This morning I got tagged by fellow blogger Jess Witkins over at The Happiness Project. Turns out Jess was tagged by Valerie Biel, asked to share with readers why she does what she does.
I’m having fun pondering this one, because I’ve never given much thought to exactly why I do what I do. You see, I’ve always just wanted to be a writer. When I was a kid, I wrote a newspaper – I sold issues to my parents for ten cents a copy and drew illustrations with my crayons. Then in fifth grade, my teacher, the lovely Mrs. Esther Schaef, gave us a writing assignment: make an everyday item sound exciting. I took grass, spelled it backwards in the title, and made a whole mystery out of it. Mrs. Schaef told me it was some of the most delightful reading she’d come across, and that I was on track to becoming a good writer.
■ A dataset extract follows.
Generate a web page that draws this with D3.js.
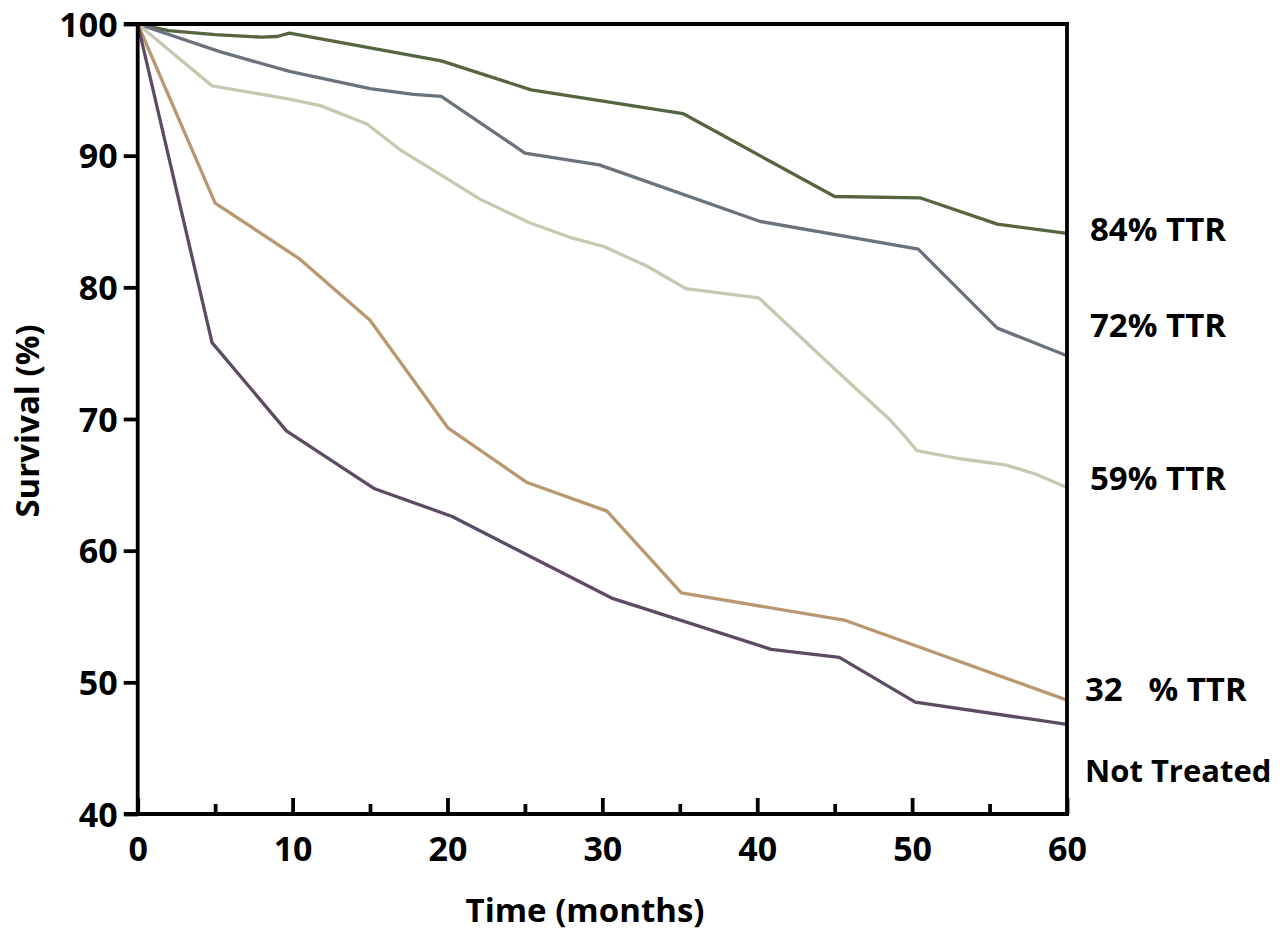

Yeah, it was only grass, but I was hooked.
So thanks, Jess, for getting me thinking! Here are my answers to your questions:
What am I working on? I’m working on a series of humorous essays titled The Green Hornet Suit and Other Musings. It’s not that odd things happen often, but I do tend to find a lot in life is amusing. When I’m tickled by something, I let it “stew” for a while and then turn it into an essay. I also have the distinct pleasure of being copywriter for Cassy Tully – she’s a fantastic artist, and I get to write about her paintings and her progress. I write regularly for a local newspaper and Lakeshore Living magazine, a bimonthly publication issued by Gannett Media.
A bit like the Green Hornet Suit…
How does my work differ from others of its genre? I’ll stick with my humorous essays here. My work is different because it’s me telling the stories, and finding something quirky or bizarre in the interactions I’ve had with the people in the essays. My grandpa, wearer of the infamous Green Hornet Suit (a plaid polyester number that should have been burned) wasn’t by nature a humorous person. He could be exasperating and often tested our patience, but when I stepped back and saw the humor in that, several essays were born.
Why do I write what I do? Like Jess, I believe that everyone has a story. Everyone. Whether I’m writing for Cassy, interviewing someone for the local newspaper, or writing an essay, it’s a story unfolding before me, and because I am a writer, I’m in the unique position of being able to find words for each person’s story.
How does my writing process work? I need to let ideas “stew” before I sit down to write, otherwise my writing feels forced. Sometimes I practice avoidance tactics before I start – clear off my desk, look out the window, crack open another Diet Pepsi – then finally glue my butt to the chair and get to work. Honestly, my humorous essays are the easiest to write – they often come tumbling out, and before I know it, I’ve got a few pages down, so it’s easy to like that work. Then I start weeding, pulling out words and phrases that don’t add to the story. More on that here…
Feedback has also been tremendously valuable. A couple months ago, Jess offered to beta read for me. I sent her copies of several humorous essays, which she critiqued. It really opened my eyes and made me realize that what I viewed as a developed essay needed more depth and detail. Her supportive critique has improved my work, and I keep many of Jess’s comments and questions in my head as I write new essays.
So there you have it! If they would like to participate, I tag the following writers whose work I admire: (If your schedules don’t allow it, or you’re not in the habit of participating like this, there’s no pressure from me to do so).
Susie Lindau at Susie Lindau’s Wild Ride – Her zany adventures always make me smile.
Barb Techel at Joyful Paws – Barb shares her experiences with living authentically.
Peter Mallett at Writing in Color – His website encourages other writers, and Peter’s always willing to offer support and advice.